Slowing and extending its neck, the dinosaur audibly sniffed my hand. Then it cocked its head to the side and suddenly SNAPPED its huge teeth at my fingers with a growl.

I pulled my hand back quickly and it walked by, stomping across the tiled floor, waving its huge tail side to side behind it.

A typical day at McGill station

The guy controlling the puppet was incredible. He actually acted like a dinosaur. He blinked the eyes, and swung the long neck around purposefully, surveying its surroundings skeptically. The movements were unpredictable, erratic as you’d expect from a wild animal finding itself in unfamiliar surroundings, and surrounded by food! You could hear it breathing, and it audibly growled at key moments. It was definitely the greatest thing I’ve seen in the metro.

The feeling afterwards was strange; even though I knew right away it couldn’t be a dinosaur, it had really got me. I mean, I love Jurassic Park. You could see the people in the station were feeling the same mix of interest and excitement; their bodies all the while telling them ‘danger, danger! Look at those teeth’!

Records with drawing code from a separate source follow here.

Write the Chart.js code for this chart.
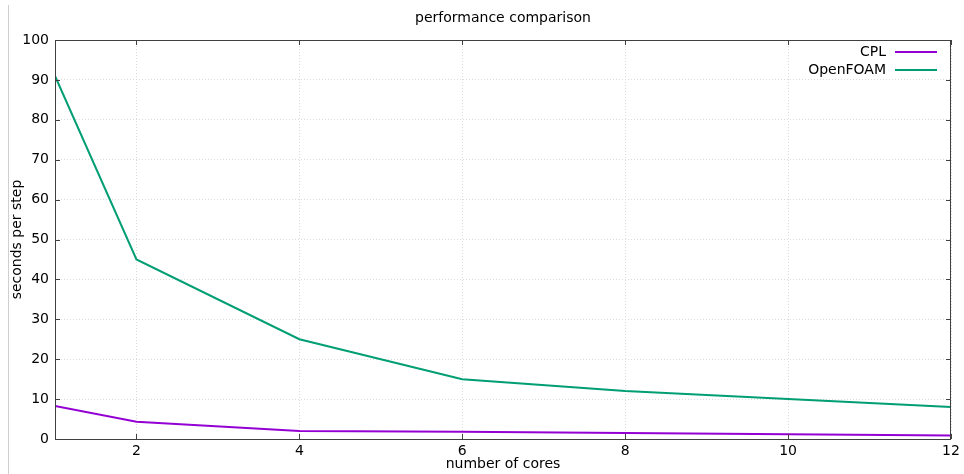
<!DOCTYPE html>
<html>
<head>
<meta charset="utf-8">
<title>performance comparison</title>
<script src="https://cdn.jsdelivr.net/npm/chart.js@4.4.0/dist/chart.umd.min.js"></script>
<style>
  html, body { margin: 0; padding: 0; background: #fff; }
  #wrap { position: relative; width: 964px; height: 474px; }
  #edge { position: absolute; left: 8px; top: 5px; width: 1px; height: 469px; background: #cfcfcf; }
</style>
</head>
<body>
<div id="wrap">
  <canvas id="grafico" width="964" height="474"></canvas>
  <div id="edge"></div>
</div>
<script>
// Número de cores e tempo por passo
const cores = [1, 2, 4, 6, 8, 10, 12];
const cpl = [8.3, 4.3, 2.0, 1.8, 1.5, 1.2, 0.9];
const openfoam = [91, 45, 25, 15, 12, 10, 8];

const xTicks = [2, 4, 6, 8, 10, 12];
const yTicks = [0, 10, 20, 30, 40, 50, 60, 70, 80, 90, 100];

const fonte = 'DejaVu Sans, sans-serif';

const series = [
    { nome: 'CPL', valores: cpl, cor: '#9400d3' },
    { nome: 'OpenFOAM', valores: openfoam, cor: '#009e73' },
];

// Moldura estilo gnuplot: borda, ticks para dentro, legenda e títulos
const moldura = {
    id: 'moldura',
    afterDraw(chart) {
        const ctx = chart.ctx;
        const a = chart.chartArea;
        const sx = chart.scales.x;
        const sy = chart.scales.y;
        ctx.save();

        ctx.strokeStyle = '#404040';
        ctx.lineWidth = 1;
        ctx.strokeRect(a.left + 0.5, a.top + 0.5, a.right - a.left - 1, a.bottom - a.top);

        const tam = 5;
        ctx.beginPath();
        xTicks.forEach(v => {
            const px = Math.round(sx.getPixelForValue(v)) + 0.5;
            ctx.moveTo(px, a.bottom); ctx.lineTo(px, a.bottom - tam);
            ctx.moveTo(px, a.top); ctx.lineTo(px, a.top + tam);
        });
        yTicks.forEach(v => {
            const py = Math.round(sy.getPixelForValue(v)) + 0.5;
            ctx.moveTo(a.left, py); ctx.lineTo(a.left + tam, py);
            ctx.moveTo(a.right, py); ctx.lineTo(a.right - tam, py);
        });
        ctx.stroke();

        // legenda no canto superior direito
        ctx.font = '14px ' + fonte;
        ctx.textAlign = 'right';
        ctx.textBaseline = 'middle';
        series.forEach((s, i) => {
            const y = a.top + 12 + i * 18;
            ctx.fillStyle = '#000';
            ctx.fillText(s.nome, a.right - 65, y);
            ctx.strokeStyle = s.cor;
            ctx.lineWidth = 2;
            ctx.beginPath();
            ctx.moveTo(a.right - 56, y);
            ctx.lineTo(a.right - 14, y);
            ctx.stroke();
        });

        // títulos
        ctx.fillStyle = '#000';
        ctx.font = '14px ' + fonte;
        ctx.textAlign = 'center';
        ctx.fillText('performance comparison', (a.left + a.right) / 2, 18);
        ctx.fillText('number of cores', (a.left + a.right) / 2, 464);
        ctx.translate(17, (a.top + a.bottom) / 2);
        ctx.rotate(-Math.PI / 2);
        ctx.fillText('seconds per step', 0, 0);
        ctx.restore();
    }
};

const grade = { color: '#dcdcdc', drawTicks: false, lineWidth: 1 };
const bordaPontilhada = { display: false, dash: [1, 2] };

const ctx = document.getElementById('grafico').getContext('2d');
new Chart(ctx, {
    type: 'line',
    data: {
        datasets: series.map(s => ({
            label: s.nome,
            data: cores.map((c, i) => ({ x: c, y: s.valores[i] })),
            borderColor: s.cor,
            borderWidth: 2,
            pointRadius: 0,
            tension: 0,
            fill: false,
        }))
    },
    options: {
        responsive: false,
        animation: false,
        layout: { padding: { top: 40, right: 13, left: 0, bottom: 0 } },
        plugins: {
            legend: { display: false },
            title: { display: false },
            tooltip: { enabled: false }
        },
        scales: {
            x: {
                type: 'linear',
                min: 1,
                max: 12,
                afterBuildTicks: scale => { scale.ticks = xTicks.map(v => ({ value: v })); },
                afterFit: scale => { scale.height = 35; },
                border: bordaPontilhada,
                grid: grade,
                ticks: { color: '#000', font: { family: fonte, size: 14 }, padding: 4, maxRotation: 0 }
            },
            y: {
                min: 0,
                max: 100,
                afterBuildTicks: scale => { scale.ticks = yTicks.map(v => ({ value: v })); },
                afterFit: scale => { scale.width = 55; },
                border: bordaPontilhada,
                grid: grade,
                ticks: { color: '#000', font: { family: fonte, size: 14 }, padding: 6 }
            }
        }
    },
    plugins: [moldura]
});
</script>
</body>
</html>
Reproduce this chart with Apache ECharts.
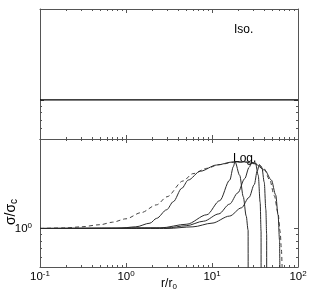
<!DOCTYPE html>
<html>
<head>
<meta charset="utf-8">
<script src="https://cdn.jsdelivr.net/npm/echarts@6/dist/echarts.min.js"></script>
<style>html,body{margin:0;padding:0;background:#fff}#c{width:310px;height:301px}</style>
</head>
<body>
<div id="c"></div>
<script>
// ---- data (r/r0, sigma/sigma_c) ----
const rIso = [0.1, 100];
const sIso = [1, 1];

const rDash = [0.1, 0.2, 0.3, 0.5, 0.7, 1.0, 1.5, 2.27, 3.0, 4.6, 6.0, 8.7, 12, 17.9, 25, 33, 40, 47, 53, 58.6, 62, 64, 66, 66.5];
const sDash = [1.0, 1.01, 1.03, 1.07, 1.12, 1.19, 1.33, 1.53, 1.77, 2.35, 2.68, 2.95, 3.15, 3.29, 3.3, 3.23, 2.95, 2.39, 1.8, 1.32, 0.95, 0.7, 0.45, 0.01];

const rB = [0.1, 0.8, 1.3, 1.9, 2.27, 2.97, 3.55, 4.45, 5.3, 7.3, 11.3, 17.5, 24, 31.5, 41, 49, 55, 58.7, 61, 61.6, 61.7];
const sB = [1.0, 1.0, 1.03, 1.1, 1.2, 1.4, 1.62, 2.06, 2.39, 2.8, 3.13, 3.31, 3.31, 3.2, 2.86, 2.39, 1.83, 1.27, 0.81, 0.5, 0.01];

const rC = [0.1, 2.5, 5.1, 8.7, 12.3, 16.1, 17.7, 18.5, 21, 23.1, 25, 26.3, 26.4];
const sC = [1.0, 1.01, 1.08, 1.28, 1.65, 2.39, 3.04, 3.32, 2.6, 1.77, 1.25, 0.97, 0.01];

const rD = [0.1, 3, 5, 8, 12, 16, 20, 24, 27, 29, 32, 34.5, 36.3, 37.2, 37.3];
const sD = [1.0, 1.01, 1.05, 1.14, 1.3, 1.55, 1.9, 2.45, 3.0, 3.28, 3.25, 2.6, 1.6, 0.95, 0.01];

const rE = [0.1, 3, 6, 10, 16, 22, 27, 31, 33.5, 35.5, 38, 40.5, 42.3, 43.2, 43.3];
const sE = [1.0, 1.0, 1.03, 1.1, 1.25, 1.45, 1.75, 2.2, 2.8, 3.15, 3.0, 2.3, 1.4, 0.9, 0.01];

const xMin = 0.1, xMax = 100, yMin = 0.5, yMax = 5;
const xMinorTicks = [0.2,0.3,0.4,0.5,0.6,0.7,0.8,0.9,2,3,4,5,6,7,8,9,20,30,40,50,60,70,80,90];
const yMinorTicks = [0.6, 0.7, 0.8, 0.9];

const zip = (a, b) => a.map((v, i) => [v, b[i]]);
const FONT = 'Liberation Sans, Arial, sans-serif';
const AX = '#555';

function logX(grid, pos, labels) {
  return {
    type: 'log', gridIndex: grid, position: pos, min: xMin, max: xMax, logBase: 10,
    axisLine: { show: true, onZero: false, lineStyle: { color: AX, width: 1 } },
    axisTick: { show: true, inside: true, length: 4, lineStyle: { color: AX } },
    splitLine: { show: false },
    axisLabel: labels ? {
      show: true, margin: 3, fontFamily: FONT,
      formatter: v => { const e = Math.round(Math.log10(v)); return '{b|10}{s|' + e + '}'; },
      rich: {
        b: { fontSize: 11.5, fontFamily: FONT, color: '#000', lineHeight: 14 },
        s: { fontSize: 8, fontFamily: FONT, color: '#000', lineHeight: 9, verticalAlign: 'top' }
      }
    } : { show: false },
    name: labels ? '{a|r/r}{s|0}' : '',
    nameLocation: 'middle', nameGap: 10, nameMoveOverlap: false,
    nameTextStyle: {
      rich: {
        a: { fontSize: 12, fontFamily: FONT, color: '#000', lineHeight: 14 },
        s: { fontSize: 8, fontFamily: FONT, color: '#000', lineHeight: 6, verticalAlign: 'bottom' }
      }
    }
  };
}
function minorX(grid, pos) {
  return {
    type: 'value', gridIndex: grid, position: pos,
    min: Math.log10(xMin), max: Math.log10(xMax),
    axisLine: { show: false, onZero: false },
    axisTick: { show: true, inside: true, length: 2, lineStyle: { color: AX },
      customValues: xMinorTicks.map(v => Math.log10(v)) },
    axisLabel: { show: false }, splitLine: { show: false }
  };
}
function logY(grid, pos, labels) {
  return {
    type: 'log', gridIndex: grid, position: pos, min: yMin, max: yMax, logBase: 10,
    axisLine: { show: true, onZero: false, lineStyle: { color: AX, width: 1 } },
    axisTick: { show: true, inside: true, length: 4, lineStyle: { color: AX } },
    splitLine: { show: false },
    axisLabel: labels ? {
      show: true, margin: 8, showMinLabel: false, showMaxLabel: false,
      formatter: v => (Math.abs(v - 1) < 1e-6 ? '{b|10}{s|0}' : ''),
      rich: {
        b: { fontSize: 11.5, fontFamily: FONT, color: '#000', lineHeight: 14 },
        s: { fontSize: 8, fontFamily: FONT, color: '#000', lineHeight: 9, verticalAlign: 'top' }
      }
    } : { show: false },
    name: labels ? '{a|σ/σ}{s|c}' : '',
    nameLocation: 'middle', nameGap: 21, nameRotate: 90, nameMoveOverlap: false,
    nameTextStyle: {
      padding: [0, 18, 0, 0],
      rich: {
        a: { fontSize: 14, fontFamily: FONT, color: '#000', lineHeight: 15 },
        s: { fontSize: 10, fontFamily: FONT, color: '#000', lineHeight: 7, verticalAlign: 'bottom' }
      }
    }
  };
}
function minorY(grid, pos) {
  return {
    type: 'value', gridIndex: grid, position: pos,
    min: Math.log10(yMin), max: Math.log10(yMax),
    axisLine: { show: false, onZero: false },
    axisTick: { show: true, inside: true, length: 2, lineStyle: { color: AX },
      customValues: yMinorTicks.map(v => Math.log10(v)) },
    axisLabel: { show: false }, splitLine: { show: false }
  };
}

const CURVE = '#2a2a2a';
function curve(r, s, dashed) {
  return {
    type: 'line', xAxisIndex: 2, yAxisIndex: 2, data: zip(r, s),
    symbol: 'none', smooth: 0.3, smoothMonotone: 'x', clip: true, silent: true,
    lineStyle: { color: dashed ? '#444' : CURVE, width: 1, type: dashed ? [4, 3] : 'solid' }
  };
}

const chart = echarts.init(document.getElementById('c'), null, { renderer: 'canvas' });
chart.setOption({
  animation: false,
  backgroundColor: '#fff',
  grid: [
    { left: 40, right: 12, top: 9, height: 130, containLabel: false, outerBoundsMode: 'none' },
    { left: 40, right: 12, top: 139, height: 128, containLabel: false, outerBoundsMode: 'none' }
  ],
  xAxis: [
    logX(0, 'bottom', false), logX(0, 'top', false),
    logX(1, 'bottom', true), logX(1, 'top', false),
    minorX(0, 'bottom'), minorX(0, 'top'), minorX(1, 'bottom'), minorX(1, 'top')
  ],
  yAxis: [
    logY(0, 'left', false), logY(0, 'right', false),
    logY(1, 'left', true), logY(1, 'right', false),
    minorY(0, 'left'), minorY(0, 'right'), minorY(1, 'left'), minorY(1, 'right')
  ],
  series: [
    { type: 'line', xAxisIndex: 0, yAxisIndex: 0, data: zip(rIso, sIso), symbol: 'none', silent: true,
      lineStyle: { color: '#000', width: 1.3 } },
    curve(rDash, sDash, true),
    curve(rB, sB, false),
    curve(rC, sC, false),
    curve(rD, sD, false),
    curve(rE, sE, false)
  ],
  graphic: [
    { type: 'text', left: 234, top: 24, style: { text: 'Iso.', font: '12px ' + FONT, fill: '#000' } },
    { type: 'text', left: 233, top: 153, style: { text: 'Log.', font: '12px ' + FONT, fill: '#000' } }
  ]
});
</script>
</body>
</html>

The whole thing turned out to be a publicity stunt for the Dinosaurs Unearthed exhibit down at the Montreal Science Centre, which apparently features a bunch of giant, animatronic dinosaurs.

To the organizers: that was awesome, do it again, and if possible bring Jeff Goldblum, in character. Chaos.

The beast reveals itself

3 thoughts on “Jurassic station

  1. That. is. freaking. awesome.
    If I wasn’t studying bugs, I’d be studying dinosaurs. I spent quite a few months working in the dino gallery at the Canadian Museum of Nature and fell in love with them then.
    I would pay money to get the chance to be the puppeteer in that getup.